On March 20, Michelle Obama raised the stakes for locally-grown food by planting a vegetable garden on the White House lawn.
But for many Minneapolis residents, access to locally-grown food is not that simple. Phillips and Corcoran are among the neighborhoods currently enduring a massive, multi-year Superfund cleanup of arsenic contaminated soil, making vegetable gardens dangerous or impossible at hundreds of lawns along these diverse, mixed-income blocks.

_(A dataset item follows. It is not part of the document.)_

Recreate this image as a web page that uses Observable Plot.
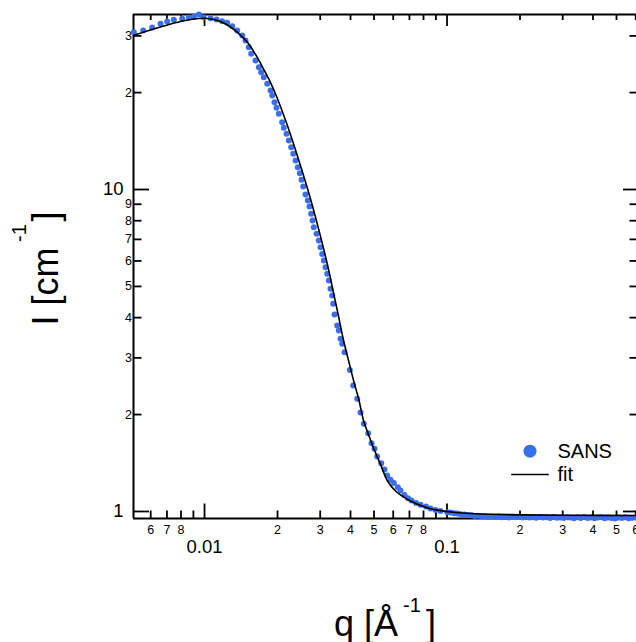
<!DOCTYPE html>
<html><head><meta charset="utf-8">
<script src="https://cdn.jsdelivr.net/npm/d3@7"></script>
<script src="https://cdn.jsdelivr.net/npm/@observablehq/plot@0.6"></script>
<style>html,body{margin:0;padding:0;background:#fff;} svg{display:block;}</style>
</head><body><div id="chart"></div>
<script>
// SANS data points
const sansQ = [0.00511,0.005587,0.006086,0.006586,0.007018,0.007471,0.008091,0.008617,0.009035,0.009473,
  0.009906,0.01059,0.01121,0.01183,0.0124,0.01301,0.01364,0.01431,0.01476,0.01523,
  0.01558,0.01623,0.01675,0.01713,0.01756,0.01814,0.01872,0.01902,0.01944,0.01981,
  0.02025,0.02091,0.02123,0.02178,0.02227,0.02278,0.02322,0.02373,0.02425,0.02472,
  0.02512,0.02553,0.02609,0.02667,0.0271,0.02754,0.02789,0.02823,0.02897,0.0296,0.03009,
  0.03058,0.03105,0.03155,0.03206,0.03255,0.03308,0.03362,0.03394,0.03436,0.03525,
  0.03579,0.03637,0.03696,0.03778,0.03974,0.04104,0.04263,0.04398,0.04538,0.04732,
  0.04883,0.05023,0.05153,0.05354,0.05525,0.05668,0.05848,0.06034,0.06268,0.0643,
  0.06679,0.06906,0.07138,0.07451,0.07777,0.08193,0.08551,0.08966,0.09402,0.1002,
  0.1035,0.107,0.1105,0.114,0.118,0.122,0.126,0.130,0.1345,0.139,
  0.1435,0.148,0.153,0.158,0.163,0.168,0.174,0.180,0.186,0.192,
  0.198,0.205,0.212,0.219,0.226,0.233,0.241,0.249,0.257,0.266,
  0.275,0.284,0.293,0.303,0.313,0.323,0.334,0.345,0.356,0.368,
  0.380,0.393,0.406,0.419,0.433,0.447,0.462,0.477,0.493,0.509,
  0.526,0.543,0.561,0.579,0.598];
const sansI = [30.8,31.18,31.85,32.7,33.25,33.65,33.9,34.2,34.4,34.95,
  34.3,34.04,33.73,33.3,32.94,32.15,31.18,30.08,29.02,27.66,
  26.39,25.15,23.98,23.14,22.33,21.29,20.3,19.58,18.67,17.94,
  17.18,16.18,15.55,14.89,14.2,13.53,12.91,12.31,11.73,11.23,
  10.72,10.22,9.65,9.24,8.86,8.41,8.01,7.64,7.29,6.94,6.62,
  6.31,6.02,5.74,5.47,5.22,4.92,4.69,4.42,4.09,3.78,
  3.65,3.44,3.32,3.12,2.75,2.46,2.24,2.03,1.873,1.751,
  1.63,1.566,1.482,1.413,1.35,1.294,1.254,1.225,1.19,1.162,
  1.125,1.099,1.082,1.063,1.049,1.036,1.022,1.011,1.004,0.995,
  0.992,0.988,0.985,0.981,0.978,0.975,0.973,0.969,0.970,0.966,
  0.967,0.963,0.965,0.961,0.964,0.960,0.962,0.958,0.963,0.959,
  0.961,0.957,0.962,0.958,0.960,0.956,0.961,0.957,0.959,0.955,
  0.962,0.956,0.958,0.954,0.960,0.957,0.953,0.959,0.955,0.961,
  0.954,0.958,0.952,0.957,0.960,0.953,0.958,0.955,0.951,0.957,
  0.954,0.959,0.952,0.956,0.958];

// fit curve
const fitQ = [0.005095,0.005802,0.006795,0.007962,0.009035,0.009934,0.01092,0.01183,0.0128,0.01385,
  0.015,0.01623,0.01756,0.01872,0.01994,0.02158,0.02263,0.02488,0.02736,0.03009,
  0.03255,0.03414,0.03536,0.03753,0.03926,0.04128,0.04316,0.04538,0.04745,0.04989,
  0.05319,0.05668,0.06131,0.06636,0.07207,0.07777,0.08551,0.09402,0.1084,0.125,
  0.1512,0.2009,0.3231,0.6045];
const fitI = [30.08,31.06,32.2,33.25,33.85,34.04,33.73,33.08,31.97,30.51,
  28.71,26.27,23.59,21.49,19.24,16.4,14.8,11.85,9.35,7.15,
  5.6,4.72,4.18,3.373,2.944,2.533,2.244,1.904,1.735,1.569,
  1.4,1.248,1.158,1.108,1.07,1.044,1.02,1.006,0.9929,0.9858,
  0.9802,0.976,0.9732,0.9718];

// ticks and labels
const xMajorTicks = [0.01, 0.1];
const xMajorLabels = ["0.01", "0.1"];
const xMinorTicks = [0.006,0.007,0.008,0.009,0.02,0.03,0.04,0.05,0.06,0.07,0.08,0.09,0.2,0.3,0.4,0.5,0.6];
const xMinorLabelTicks = [0.006,0.007,0.008,0.02,0.03,0.04,0.05,0.06,0.07,0.08,0.2,0.3,0.4,0.5,0.6];
const xMinorLabels = ["6","7","8","2","3","4","5","6","7","8","2","3","4","5","6"];
const yMajorTicks = [1, 10];
const yMajorLabels = ["1", "10"];
const yMinorTicks = [2,3,4,5,6,7,8,9,20,30];
const yMinorLabels = ["2","3","4","5","6","7","8","9","2","3"];
const xDomain = [0.005095, 0.6045];
const yDomain = [0.951, 34.96];

const seriesNames = ["SANS", "fit"];
const xTitle = ["q [Å", "-1", "]"];
const yTitle = ["I [cm", "-1", "]"];

const blue = "#3b6ee9";
const sans = sansQ.map((q, i) => ({q, I: sansI[i]}));
const fit = fitQ.map((q, i) => ({q, I: fitI[i]}));
const fmt = (ticks, labels) => { const m = new Map(ticks.map((t, i) => [t, labels[i]])); return d => m.get(d); };

const W = 636, H = 642, ML = 133, MR = 0, MT = 14, MB = 124;
const FW = W - ML - MR, FH = H - MT - MB;
// tick lengths along y expressed through the log y scale (pixels per decade)
const pxPerDecY = FH / Math.log10(yDomain[1] / yDomain[0]);
const yUp = px => yDomain[0] * Math.pow(10, px / pxPerDecY);     // px above the bottom edge
const yDown = px => yDomain[1] * Math.pow(10, -px / pxPerDecY);  // px below the top edge
const tickStyle = {stroke: "black", strokeWidth: 1.8};
const lineSymbol = { draw(ctx) { ctx.moveTo(-18.8, 0); ctx.lineTo(18.8, 0); } };

const chart = Plot.plot({
  width: W, height: H,
  marginLeft: ML, marginRight: MR, marginTop: MT, marginBottom: MB,
  x: {type: "log", domain: xDomain, axis: null},
  y: {type: "log", domain: yDomain, axis: null},
  style: {fontFamily: "'Liberation Sans', Arial, sans-serif", color: "black", background: "white"},
  marks: [
    // frame lines
    Plot.ruleX([xDomain[0]], {stroke: "black", strokeWidth: 2}),
    Plot.ruleY([yDomain[0], yDomain[1]], {stroke: "black", strokeWidth: 2}),
    // inward ticks: left, right
    Plot.tickY(yMinorTicks, {y: d => d, insetRight: FW - 8.5, ...tickStyle}),
    Plot.tickY(yMajorTicks, {y: d => d, insetRight: FW - 16, ...tickStyle}),
    Plot.tickY(yMinorTicks, {y: d => d, insetLeft: FW - 6.5, ...tickStyle}),
    Plot.tickY(yMajorTicks, {y: d => d, insetLeft: FW - 13, ...tickStyle}),
    // inward ticks: bottom, top
    Plot.ruleX(xMinorTicks, {x: d => d, y1: yDomain[0], y2: yUp(7.5), ...tickStyle}),
    Plot.ruleX(xMajorTicks, {x: d => d, y1: yDomain[0], y2: yUp(14.5), ...tickStyle}),
    Plot.ruleX(xMinorTicks, {x: d => d, y1: yDomain[1], y2: yDown(6), ...tickStyle}),
    Plot.ruleX(xMajorTicks, {x: d => d, y1: yDomain[1], y2: yDown(12), ...tickStyle}),
    // tick labels
    Plot.text(yMinorTicks, {y: d => d, frameAnchor: "left", dx: -1.5, textAnchor: "end", lineAnchor: "middle", fontSize: 12.5, text: fmt(yMinorTicks, yMinorLabels)}),
    Plot.text(yMajorTicks, {y: d => d, frameAnchor: "left", dx: -10, textAnchor: "end", lineAnchor: "middle", fontSize: 18.5, text: fmt(yMajorTicks, yMajorLabels)}),
    Plot.text(xMinorLabelTicks, {x: d => d, frameAnchor: "bottom", dy: 6.5, lineAnchor: "top", fontSize: 12.5, text: fmt(xMinorLabelTicks, xMinorLabels)}),
    Plot.text(xMajorTicks, {x: d => d, frameAnchor: "bottom", dy: 21.5, lineAnchor: "top", fontSize: 18.5, text: fmt(xMajorTicks, xMajorLabels)}),
    // data
    Plot.dot(sans, {x: "q", y: "I", r: 3, fill: blue, stroke: null}),
    Plot.line(fit, {x: "q", y: "I", stroke: "black", strokeWidth: 1.6, curve: "catmull-rom"}),
    // legend
    Plot.dot([seriesNames[0]], {frameAnchor: "top-left", dx: 529.5 - ML, dy: 450.7 - MT, r: 6.5, fill: blue, stroke: null}),
    Plot.dot([seriesNames[1]], {frameAnchor: "top-left", dx: 529.5 - ML, dy: 474 - MT, symbol: lineSymbol, r: 5, fill: "none", stroke: "black", strokeWidth: 1.5}),
    Plot.text([seriesNames[0]], {frameAnchor: "top-left", dx: 557 - ML, dy: 457.3 - MT, text: d => d, textAnchor: "start", lineAnchor: "bottom", fontSize: 20}),
    Plot.text([seriesNames[1]], {frameAnchor: "top-left", dx: 557 - ML, dy: 480 - MT, text: d => d, textAnchor: "start", lineAnchor: "bottom", fontSize: 20}),
    // x title
    Plot.text([xTitle[0]], {frameAnchor: "top-left", dx: 333.5 - ML, dy: 635 - MT, text: d => d, textAnchor: "start", lineAnchor: "bottom", fontSize: 36}),
    Plot.text([xTitle[1]], {frameAnchor: "top-left", dx: 402.5 - ML, dy: 611.7 - MT, text: d => d, textAnchor: "start", lineAnchor: "bottom", fontSize: 20}),
    Plot.text([xTitle[2]], {frameAnchor: "top-left", dx: 425.5 - ML, dy: 635 - MT, text: d => d, textAnchor: "start", lineAnchor: "bottom", fontSize: 36}),
    // y title (rotated)
    Plot.text([yTitle[0]], {frameAnchor: "top-left", dx: 57.5 - ML, dy: 325 - MT, rotate: -90, text: d => d, textAnchor: "start", lineAnchor: "bottom", fontSize: 36}),
    Plot.text([yTitle[1]], {frameAnchor: "top-left", dx: 25.5 - ML, dy: 241.5 - MT, rotate: -90, text: d => d, textAnchor: "start", lineAnchor: "bottom", fontSize: 20}),
    Plot.text([yTitle[2]], {frameAnchor: "top-left", dx: 57.5 - ML, dy: 221 - MT, rotate: -90, text: d => d, textAnchor: "start", lineAnchor: "bottom", fontSize: 36})
  ]
});
document.getElementById("chart").appendChild(chart);
</script>
</body></html>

“I’m waiting for my lawn to be replaced by the government, but in the meantime I have no place to grow my own vegetables,” says Corcoran resident Rachel Hefte. 200 yards have already been cleaned up, according to the United States EPA, while 500 more will receive soil replacement over the next two to three years.
The all-local Midtown Farmers’ Market brings environmental justice to its location at 2225 East Lake Street, on the shared border of Corcoran and East Phillips, both of which have endured previous industrial pollution, but now host the Twin Cities’ most accessible local food farmers’ market, and the first in Minnesota to accept EBT food stamps.
As the president and first lady plant the seeds of locally-grown food at the White House, and as Minneapolis Mayor R.T. Rybak launches a Homegrown Minneapolis initiative, and as policy makers nationwide tackle the complex issues of health care reform and global warming in the context of economic recovery, thinkers like Michael Pollan are calling for investment in inner-city, local food farmers’ markets like Midtown.
In a recent interview with Mother Jones magazine, Pollan points out that industrial agricultural policy has led the United States to greater obesity and increasing carbon emissions, with “25 to 33 percent of climate change gases being traced to the food system,” while “anywhere you go and you see a permanently located farmers market you will find economic redevelopment.”